Hamburg "Aus! Aus! Aus!": Dirigent Karl Böhm wütet in Hamburg - als Puppe
Jedes Frühjahr werden Stücke von den größten Bühnen im deutschsprachigen Raum zum Hamburger Theaterfestival eingeladen - dieses Mal auch ein Star des Puppentheaters: Nikolaus Habjan und sein Stück "Böhm".
Karl Böhm, dieser Jahrhundert-Dirigent aus Österreich, besteht hier aus Kopf und Brust - das Gesicht ist erschreckend blass, tief zerfurcht, die wachen Augen scheinen alles zu sehen. Er hat sich ungeniert den Nazis angedient, und er war bekannt für seine giftigen, vernichtenden Kommentare. Das spürt man hier sofort. "Aus! Aus! Aus! Ein Crescendo, was ist das? Da steht schon wieder Crescendo, und was tun Sie nicht? Sie crescendieren nicht", flucht Böhm, also die Puppe Böhm.
Und die hat etwas Monströses: Der Dirigent verwandelt das St. Pauli Theater kurzerhand in einen Orchestergraben, mit schrillem Wiener Akzent: "Meine Herren, wenn alles in ihrem Körper so steif wäre wie die Finger Ihrer linken Hand, na da wär'n sie zu beglückwünschen. Aber dann sind Sie falsch hier im Orchester!"
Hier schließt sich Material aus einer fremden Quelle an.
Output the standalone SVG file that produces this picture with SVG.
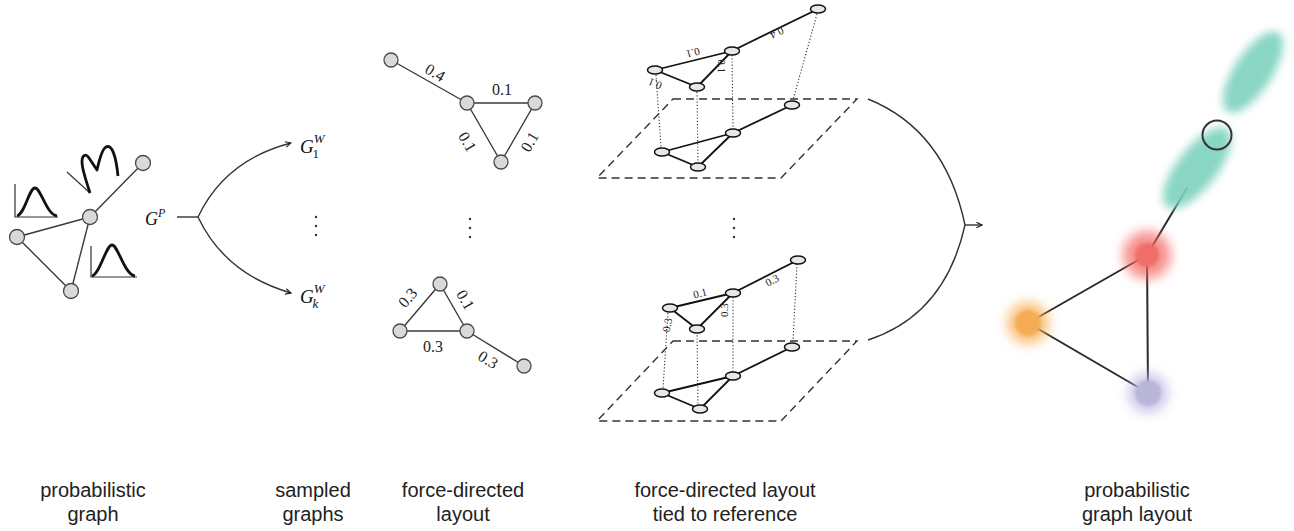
<svg xmlns="http://www.w3.org/2000/svg" width="1294" height="531" viewBox="0 0 1294 531">
<defs>
<style>
.edge{stroke:#3a3a3a;stroke-width:1.4;fill:none}
.node{fill:#d9d9d9;stroke:#4a4a4a;stroke-width:1.3}
.enode{fill:#e8e8e8;stroke:#111;stroke-width:1.5}
.e3{stroke:#111;stroke-width:1.8;fill:none}
.dash{stroke:#333;stroke-width:1.4;stroke-dasharray:8 5;fill:none}
.dot{stroke:#333;stroke-width:1.1;stroke-dasharray:1.2 2;fill:none}
.conn{stroke:#333;stroke-width:1.4;fill:none}
.axis{stroke:#333;stroke-width:1.2;fill:none}
.dist{stroke:#111;stroke-width:2.8;fill:none;stroke-linejoin:round}
.lbl{font-family:"Liberation Sans",Arial,sans-serif;font-size:20px;fill:#222;text-anchor:middle}
.num{font-family:"Liberation Serif","Times New Roman",serif;font-size:16px;fill:#222;text-anchor:middle}
.num3{font-family:"Liberation Serif","Times New Roman",serif;font-size:11px;fill:#222;text-anchor:middle}
.math{font-family:"Liberation Serif","Times New Roman",serif;font-style:italic;fill:#111}
.rglow{filter:url(#glow)}
.rsoft{filter:url(#soft)}
</style>
<marker id="arrow" viewBox="0 0 10 10" refX="9" refY="5" markerWidth="7" markerHeight="7" markerUnits="userSpaceOnUse" orient="auto">
<path d="M1,1 L9,5 L1,9" fill="none" stroke="#222" stroke-width="1.6"/>
</marker>
<filter id="glow" x="-60%" y="-60%" width="220%" height="220%"><feGaussianBlur stdDeviation="6"/></filter>
<filter id="soft" x="-40%" y="-40%" width="180%" height="180%"><feGaussianBlur stdDeviation="1.5"/></filter>
<filter id="tblur" x="-50%" y="-50%" width="200%" height="200%"><feGaussianBlur stdDeviation="4.5"/></filter>
</defs>
<rect width="1294" height="531" fill="#fff"/>

<g id="connectors">
  <!-- probabilistic graph edges -->
  <line class="edge" x1="143" y1="163" x2="90" y2="217"/>
  <line class="edge" x1="90" y1="217" x2="17" y2="237"/>
  <line class="edge" x1="90" y1="217" x2="71" y2="291"/>
  <line class="edge" x1="17" y1="237" x2="71" y2="291"/>
  <!-- sampling branch -->
  <path class="conn" d="M177,217 H198"/>
  <path class="conn" d="M198,217 Q225,160 291,143" marker-end="url(#arrow)"/>
  <path class="conn" d="M198,217 Q225,274 291,293" marker-end="url(#arrow)"/>
  <!-- force-directed top edges -->
  <line class="edge" x1="391" y1="60" x2="467" y2="103"/>
  <line class="edge" x1="467" y1="103" x2="535" y2="103"/>
  <line class="edge" x1="467" y1="103" x2="501" y2="162"/>
  <line class="edge" x1="535" y1="103" x2="501" y2="162"/>
  <!-- force-directed bottom edges -->
  <line class="edge" x1="440" y1="284" x2="400" y2="331"/>
  <line class="edge" x1="440" y1="284" x2="467" y2="331"/>
  <line class="edge" x1="400" y1="331" x2="467" y2="331"/>
  <line class="edge" x1="467" y1="331" x2="524" y2="366"/>
  <!-- 3D top: planes and projection lines -->
  <path class="dash" d="M673,99 H857 L781,178 H597 Z"/>
  <line class="dot" x1="817" y1="14" x2="793" y2="100"/>
  <line class="dot" x1="732" y1="55" x2="733" y2="129"/>
  <line class="dot" x1="656" y1="75" x2="661" y2="147"/>
  <line class="dot" x1="697" y1="92" x2="698" y2="163"/>
  <line class="e3" x1="792" y1="105" x2="733" y2="133"/>
  <line class="e3" x1="733" y1="133" x2="662" y2="152"/>
  <line class="e3" x1="733" y1="133" x2="698" y2="167"/>
  <line class="e3" x1="662" y1="152" x2="698" y2="167"/>
  <line class="e3" x1="818" y1="9" x2="732" y2="51"/>
  <line class="e3" x1="732" y1="51" x2="655" y2="70"/>
  <line class="e3" x1="732" y1="51" x2="697" y2="87"/>
  <line class="e3" x1="655" y1="70" x2="697" y2="87"/>
  <!-- 3D bottom -->
  <path class="dash" d="M673,341 H857 L781,421 H597 Z"/>
  <line class="dot" x1="797" y1="264" x2="793" y2="341"/>
  <line class="dot" x1="733" y1="297" x2="733" y2="372"/>
  <line class="dot" x1="668" y1="313" x2="663" y2="388"/>
  <line class="dot" x1="697" y1="332" x2="698" y2="405"/>
  <line class="e3" x1="792" y1="347" x2="733" y2="376"/>
  <line class="e3" x1="733" y1="376" x2="662" y2="393"/>
  <line class="e3" x1="733" y1="376" x2="700" y2="409"/>
  <line class="e3" x1="662" y1="393" x2="700" y2="409"/>
  <line class="e3" x1="798" y1="260" x2="733" y2="293"/>
  <line class="e3" x1="733" y1="293" x2="670" y2="308"/>
  <line class="e3" x1="733" y1="293" x2="697" y2="329"/>
  <line class="e3" x1="670" y1="308" x2="697" y2="329"/>
  <!-- merge bracket -->
  <path class="conn" d="M868,99 Q945,130 965,225"/>
  <path class="conn" d="M868,340 Q945,315 965,225"/>
  <path class="conn" d="M965,225 H982" marker-end="url(#arrow)"/>
  <!-- probabilistic layout edges -->
  <line stroke="#2b2b2b" stroke-width="2" x1="1147" y1="255" x2="1187" y2="188"/>
  <line stroke="#2b2b2b" stroke-width="2" x1="1147" y1="255" x2="1028" y2="323"/>
  <line stroke="#2b2b2b" stroke-width="2" x1="1147" y1="255" x2="1148" y2="393"/>
  <line stroke="#2b2b2b" stroke-width="2" x1="1028" y1="323" x2="1148" y2="393"/>
</g>

<!-- probabilistic graph -->
<g id="pg-n1"><circle class="node" cx="143" cy="163" r="7.5"/></g>
<g id="pg-n2"><circle class="node" cx="90" cy="217" r="7.5"/></g>
<g id="pg-n3"><circle class="node" cx="17" cy="237" r="7.5"/></g>
<g id="pg-n4"><circle class="node" cx="71" cy="291" r="7.5"/></g>
<g id="pg-dist1">
  <path class="axis" d="M15,184 V217 H58"/>
  <path class="dist" d="M17,216 C25,214 29,188 35,188 C41,188 46,214 57,216"/>
</g>
<g id="pg-dist2">
  <path class="axis" d="M91,246 V277 H137"/>
  <path class="dist" d="M92,276 C100,274 106,245 112,245 C118,245 124,274 135,276"/>
</g>
<g id="pg-dist3">
  <path class="axis" d="M67,172 L90,193"/>
  <path class="dist" d="M90,193 C87,183 82,170 82,162 C82,155 86,153 89,158 L97,170 C99,161 102,149 106,147 C112,144 116,156 118,176"/>
</g>
<g id="gp-label"><text class="math" x="145" y="225" font-size="18">G<tspan font-size="12" dy="-8">P</tspan></text></g>

<!-- sampled graphs -->
<g id="g1-label"><text class="math" x="300" y="153" font-size="19">G<tspan font-size="13" dy="-10">W</tspan><tspan font-size="13" font-style="normal" dx="-12" dy="15">1</tspan></text></g>
<g id="gk-label"><text class="math" x="300" y="303" font-size="19">G<tspan font-size="13" dy="-10">W</tspan><tspan font-size="13" dx="-12" dy="15">k</tspan></text></g>
<g id="vdots1" fill="#333"><circle cx="316" cy="217" r="1.2"/><circle cx="316" cy="226" r="1.2"/><circle cx="316" cy="235" r="1.2"/></g>

<!-- force-directed layout top -->
<g id="fd1-a"><circle class="node" cx="391" cy="60" r="7"/></g>
<g id="fd1-b"><circle class="node" cx="467" cy="103" r="7"/></g>
<g id="fd1-c"><circle class="node" cx="535" cy="103" r="7"/></g>
<g id="fd1-d"><circle class="node" cx="501" cy="162" r="7"/></g>
<g id="fd1-labels">
  <text class="num" transform="translate(435,73) rotate(30)" y="5">0.4</text>
  <text class="num" transform="translate(502,90)" y="5">0.1</text>
  <text class="num" transform="translate(467,142) rotate(60)" y="5">0.1</text>
  <text class="num" transform="translate(530,142) rotate(-60)" y="5">0.1</text>
</g>
<g id="vdots2" fill="#333"><circle cx="470" cy="219" r="1.2"/><circle cx="470" cy="228" r="1.2"/><circle cx="470" cy="237" r="1.2"/></g>

<!-- force-directed layout bottom -->
<g id="fd2-a"><circle class="node" cx="440" cy="284" r="7"/></g>
<g id="fd2-b"><circle class="node" cx="400" cy="331" r="7"/></g>
<g id="fd2-c"><circle class="node" cx="467" cy="331" r="7"/></g>
<g id="fd2-d"><circle class="node" cx="524" cy="366" r="7"/></g>
<g id="fd2-labels">
  <text class="num" transform="translate(408,298) rotate(-49)" y="5">0.3</text>
  <text class="num" transform="translate(465,300) rotate(60)" y="5">0.1</text>
  <text class="num" transform="translate(433,347)" y="5">0.3</text>
  <text class="num" transform="translate(488,360) rotate(32)" y="5">0.3</text>
</g>

<!-- 3D top layer nodes -->
<g id="t3-l1"><ellipse class="enode" cx="792" cy="105" rx="7.5" ry="4"/></g>
<g id="t3-l2"><ellipse class="enode" cx="733" cy="133" rx="7.5" ry="4"/></g>
<g id="t3-l3"><ellipse class="enode" cx="662" cy="152" rx="7.5" ry="4"/></g>
<g id="t3-l4"><ellipse class="enode" cx="698" cy="167" rx="7.5" ry="4"/></g>
<g id="t3-u1"><ellipse class="enode" cx="818" cy="9" rx="7.5" ry="4"/></g>
<g id="t3-u2"><ellipse class="enode" cx="732" cy="51" rx="7.5" ry="4"/></g>
<g id="t3-u3"><ellipse class="enode" cx="655" cy="70" rx="7.5" ry="4"/></g>
<g id="t3-u4"><ellipse class="enode" cx="697" cy="87" rx="7.5" ry="4"/></g>
<g id="t3-labels">
  <text class="num3" transform="translate(777,33) rotate(154)" y="4">0.4</text>
  <text class="num3" transform="translate(693,53) rotate(166)" y="4">0.1</text>
  <text class="num3" transform="translate(722,66) rotate(90)" y="4">0.1</text>
  <text class="num3" transform="translate(655,84) rotate(202)" y="4">0.1</text>
</g>
<g id="vdots3" fill="#333"><circle cx="734" cy="219" r="1.2"/><circle cx="734" cy="228" r="1.2"/><circle cx="734" cy="237" r="1.2"/></g>

<!-- 3D bottom layer nodes -->
<g id="b3-l1"><ellipse class="enode" cx="792" cy="347" rx="7.5" ry="4"/></g>
<g id="b3-l2"><ellipse class="enode" cx="733" cy="376" rx="7.5" ry="4"/></g>
<g id="b3-l3"><ellipse class="enode" cx="662" cy="393" rx="7.5" ry="4"/></g>
<g id="b3-l4"><ellipse class="enode" cx="700" cy="409" rx="7.5" ry="4"/></g>
<g id="b3-u1"><ellipse class="enode" cx="798" cy="260" rx="7.5" ry="4"/></g>
<g id="b3-u2"><ellipse class="enode" cx="733" cy="293" rx="7.5" ry="4"/></g>
<g id="b3-u3"><ellipse class="enode" cx="670" cy="308" rx="7.5" ry="4"/></g>
<g id="b3-u4"><ellipse class="enode" cx="697" cy="329" rx="7.5" ry="4"/></g>
<g id="b3-labels">
  <text class="num3" transform="translate(772,280) rotate(-27)" y="4">0.3</text>
  <text class="num3" transform="translate(700,293) rotate(-14)" y="4">0.1</text>
  <text class="num3" transform="translate(724,310) rotate(-90)" y="4">0.3</text>
  <text class="num3" transform="translate(667,325) rotate(-80)" y="4">0.3</text>
</g>

<!-- probabilistic graph layout -->
<g id="pl-teal1"><ellipse cx="1253" cy="72" rx="47" ry="19" fill="#7dd2be" opacity="0.9" filter="url(#tblur)" transform="rotate(-57 1253 72)"/></g>
<g id="pl-teal2"><ellipse cx="1197" cy="168" rx="49" ry="20" fill="#7dd2be" opacity="0.9" filter="url(#tblur)" transform="rotate(-52 1197 168)"/></g>
<g id="pl-ring"><circle cx="1217" cy="135" r="14.5" fill="none" stroke="#333" stroke-width="2"/></g>
<g id="pl-red">
  <circle class="rglow" cx="1147" cy="255" r="24" fill="#f3625c" opacity="0.7"/>
  <circle class="rsoft" cx="1147" cy="255" r="12" fill="#ef6e67"/>
</g>
<g id="pl-orange">
  <circle class="rglow" cx="1028" cy="323" r="21" fill="#f7a844" opacity="0.7"/>
  <circle class="rsoft" cx="1028" cy="323" r="13" fill="#f4ad55"/>
</g>
<g id="pl-purple">
  <circle class="rglow" cx="1148" cy="393" r="20" fill="#b7b2e2" opacity="0.7"/>
  <circle class="rsoft" cx="1148" cy="393" r="13" fill="#b9b6d9"/>
</g>

<!-- captions -->
<g id="captions">
  <text class="lbl" x="93" y="497">probabilistic</text>
  <text class="lbl" x="93" y="521">graph</text>
  <text class="lbl" x="313" y="497">sampled</text>
  <text class="lbl" x="313" y="521">graphs</text>
  <text class="lbl" x="463" y="497">force-directed</text>
  <text class="lbl" x="463" y="521">layout</text>
  <text class="lbl" x="725" y="497">force-directed layout</text>
  <text class="lbl" x="725" y="521">tied to reference</text>
  <text class="lbl" x="1137" y="497">probabilistic</text>
  <text class="lbl" x="1137" y="521">graph layout</text>
</g>
</svg>
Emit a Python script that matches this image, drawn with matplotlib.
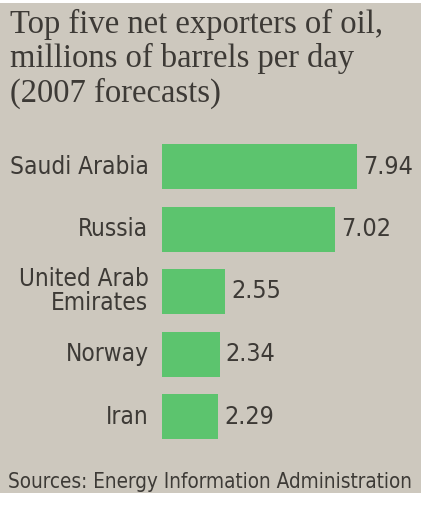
import matplotlib.pyplot as plt
from matplotlib.patches import Rectangle

countries = ["Saudi Arabia", "Russia", "United Arab\nEmirates", "Norway", "Iran"]
barrels = [7.94, 7.02, 2.55, 2.34, 2.29]
value_labels = ["7.94", "7.02", "2.55", "2.34", "2.29"]

paper = "#cdc8be"
green = "#5cc46e"
ink = "#3d3a36"
narrow = dict(family="DejaVu Sans", stretch="condensed")

fig = plt.figure(figsize=(4.26, 5.08), dpi=100)
fig.patch.set_facecolor("white")
# newsprint panel
fig.patches.append(Rectangle((0.0, 1 - 493 / 508), 421 / 426, (493 - 3) / 508,
                             transform=fig.transFigure, facecolor=paper,
                             edgecolor="none", zorder=-5))

ax = fig.add_axes([162 / 426, 1 - 447.75 / 508, 258 / 426, 312.5 / 508])
ax.set_zorder(2)
ax.set_facecolor("none")
ax.barh(range(len(countries)), barrels, height=0.72, color=green, edgecolor="none")
ax.set_xlim(0, 258 / 24.6)
ax.set_ylim(4.5, -0.5)
ax.axis("off")

for i, (name, v, lab) in enumerate(zip(countries, barrels, value_labels)):
    ax.text(-0.55, i, name, ha="right", va="center", fontsize=17.5,
            color=ink, linespacing=1.0, clip_on=False, **narrow)
    ax.text(v + 0.25, i, lab, ha="left", va="center", fontsize=18,
            color=ink, clip_on=False, **narrow)

fig.text(10 / 426, 1 - 9 / 508,
         "Top five net exporters of oil,\nmillions of barrels per day\n(2007 forecasts)",
         ha="left", va="top", fontsize=23.5, family=["Liberation Serif", "DejaVu Serif"],
         color=ink, linespacing=1.13)

fig.text(8 / 426, 1 - 488 / 508, "Sources: Energy Information Administration",
         ha="left", va="baseline", fontsize=14.9, color=ink, **narrow)

fig.savefig("out.png", dpi=100, facecolor=fig.get_facecolor())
Nikolaus Habjan erweckt eine Welt zum Leben
Die Bühne ist ein leicht heruntergekommenes Wohnzimmer eines älteren Herrn im Rollstuhl. dieser namenlose Mann ist nicht etwa Karl Böhm, sondern sein Verehrer und auch Kritiker. Verbissen sitzt er in seinem Zuhause, hört Karl Böhms alte Schallplatten und dirigiert dazu. Immer wieder besucht ihn ein junges Mädchen und holt ihn aus seiner Lethargie. Sie ist die Schwester seines Pflegers. Der ältere Mann erinnert sich an Karl Böhm, und dadurch taucht man tief ein in die Abgründe der Nazizeit. "Der Böhm", heißt es nach der Vorstellung aus dem Publikum, "der ja wirklich bekanntermaßen ein ganz böser Giftzwerg gewesen ist, der ist so bombastisch rübergekommen, das war ein wirkliches Erlebnis."
Nikolaus Habjan ist immer zu sehen. Der studierte Puppenspieler, Regisseur und Kunstpfeifer stammt aus Graz und feierte mit seinem Stück "Böhm" am 21. Juni 2024 Premiere am Deutschen Theater Berlin. Seine Wesen scheinen zu atmen, zu flüstern, mit den Augen zu klimpern, zu denken und zu fühlen. Dafür taucht er mit der Hand tief ein in die Köpfe seiner lebensgroßen Geschöpfe, Klappmaulpuppen, bedient kleine Stabpuppen, moduliert die Stimme und erweckt eine Welt zum Leben.
Gibt es ein richtiges Leben im falschen?
"Mit der Tannhäuser-Ouvertüre packst du sie, und mit der Bruckner walzt du sie nieder", heißt es im Stück. Und: "Wenn das Politische auf Sie zukommt, dann schauen Sie in die Noten. Während Sie in die Noten schauen, überlegen Sie sich gut, was sie von den Leuten kriegen können." Dieses Puppentheater-Stück, das schon 2018 in Graz uraufgeführt wurde, mit Texten von Paulus Hochgatterer, wird zu einem poetischen Plädoyer für den Dialog, fürs genaue Hinhören. Am Ende stößt der ältere Herr den Dirigenten-Gott Karl Böhm von seinem Sockel. Nikolaus Habjan hat die Möglichkeit eines anderen Lebens gezeigt, mit 15 Puppen - und einem grandiosen Solo.
Das Hamburger Theaterfestival endet am 25. Juni mit dem Stück "Egal" vom Wiener Burgtheater, unter anderem mit Caroline Peters.